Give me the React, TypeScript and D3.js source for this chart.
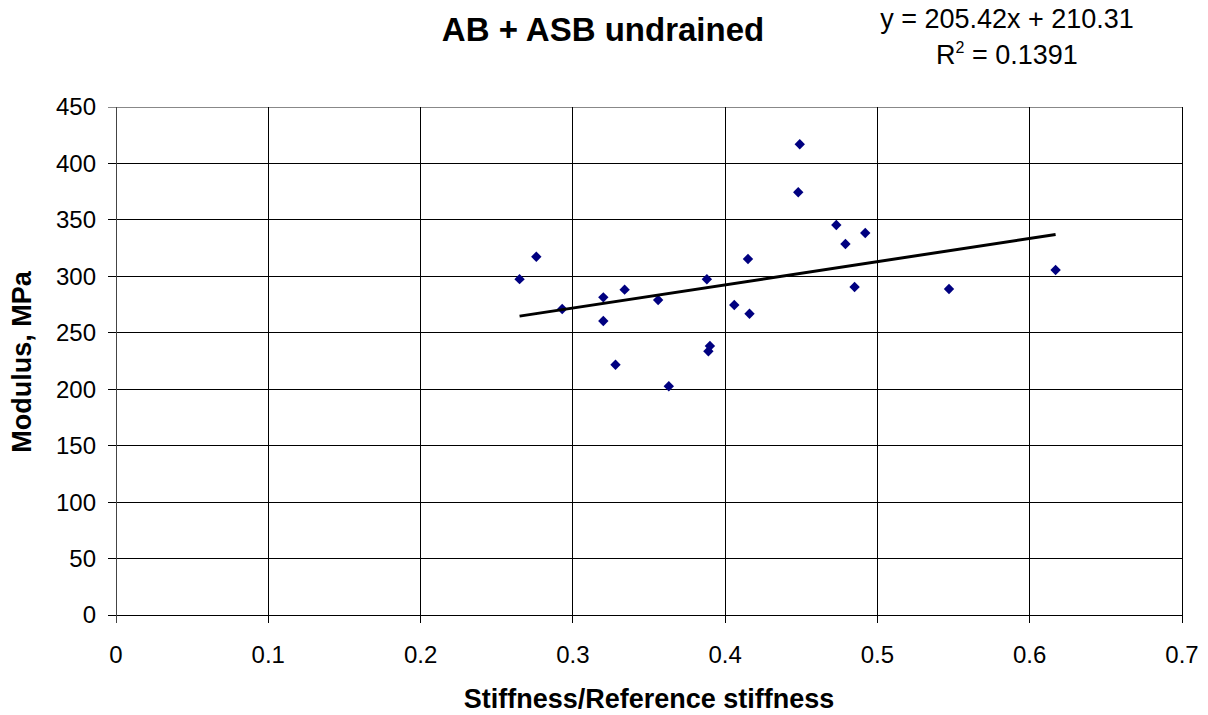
import React from "react";
import * as d3 from "d3";

const stiffnessRatio = [0.265, 0.276, 0.293, 0.320, 0.320, 0.328, 0.334, 0.356, 0.363, 0.388, 0.389, 0.390, 0.406, 0.415, 0.416, 0.448, 0.449, 0.473, 0.479, 0.485, 0.492, 0.547, 0.617];
const modulus = [297.5, 317.4, 271.1, 281.4, 260.4, 221.7, 288.2, 279.0, 202.6, 297.4, 233.6, 238.3, 274.6, 315.4, 266.9, 374.5, 417.0, 345.5, 328.7, 290.6, 338.4, 288.8, 305.6];
const xTicks = [0, 0.1, 0.2, 0.3, 0.4, 0.5, 0.6, 0.7];
const yTicks = [0, 50, 100, 150, 200, 250, 300, 350, 400, 450];
const trendSlope = 205.42;
const trendIntercept = 210.31;
const rSquared = "0.1391";

const W = 1208;
const H = 715;
const FONT = "'Liberation Sans', Arial, sans-serif";

export default function App() {
  const x = d3.scaleLinear().domain([0, 0.7]).range([116, 1182]);
  const y = d3.scaleLinear().domain([0, 450]).range([615, 107]);
  const diamond = d3.symbol(d3.symbolSquare, 54)();
  const [x0, x1] = d3.extent(stiffnessRatio) as [number, number];
  const trend = d3.line<number>()
    .x((v) => x(v))
    .y((v) => y(trendSlope * v + trendIntercept))([x0, x1]);

  return (
    <svg width={W} height={H} style={{ position: "absolute", left: 0, top: 0, background: "#fff" }} fontFamily={FONT}>
      <rect x={0} y={0} width={W} height={H} fill="#fff" />
      <g shapeRendering="crispEdges" stroke="#000" strokeWidth={1}>
        {yTicks.map((t) => (
          <line key={"gy" + t} x1={x(0) - 8} x2={x(0.7)} y1={y(t)} y2={y(t)} stroke={t === 450 ? "#888" : "#000"} />
        ))}
        {xTicks.map((t) => (
          <line key={"gx" + t} x1={x(t)} x2={x(t)} y1={y(450)} y2={y(0) + 8} stroke={t === 0 ? "#444" : "#000"} />
        ))}
      </g>
      {yTicks.map((t) => (
        <text key={"ly" + t} x={96} y={y(t)} dy="0.35em" textAnchor="end" fontSize={24} fill="#000">
          {t}
        </text>
      ))}
      {xTicks.map((t) => (
        <text key={"lx" + t} x={x(t)} y={663} textAnchor="middle" fontSize={24} fill="#000">
          {d3.format("~g")(t)}
        </text>
      ))}
      {stiffnessRatio.map((v, i) => (
        <path key={"p" + i} d={diamond!} transform={`translate(${x(v)},${y(modulus[i])}) rotate(45)`} fill="#000080" />
      ))}
      <path d={trend!} fill="none" stroke="#000" strokeWidth={3} />
      <text x={603} y={41} textAnchor="middle" fontSize={33} fontWeight="bold" fill="#000">
        AB + ASB undrained
      </text>
      <text x={1007} y={28} textAnchor="middle" fontSize={27} fill="#000">
        y = 205.42x + 210.31
      </text>
      <text x={1007} y={64} textAnchor="middle" fontSize={27} fill="#000">
        R<tspan fontSize={16} dy={-11}>2</tspan><tspan dy={11}> = {rSquared}</tspan>
      </text>
      <text x={649} y={708} textAnchor="middle" fontSize={27} fontWeight="bold" fill="#000">
        Stiffness/Reference stiffness
      </text>
      <text transform={`translate(31,362) rotate(-90)`} textAnchor="middle" fontSize={27} fontWeight="bold" fill="#000">
        Modulus, MPa
      </text>
    </svg>
  );
}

**What needs to be done**
Repeat the lines exactly as they stand, from the opening line of the data through the line with "import * as". Pictures stay out of the copy.

**Expected output**
Give me the React, TypeScript and D3.js source for this chart.
import React from "react";
import * as d3 from "d3";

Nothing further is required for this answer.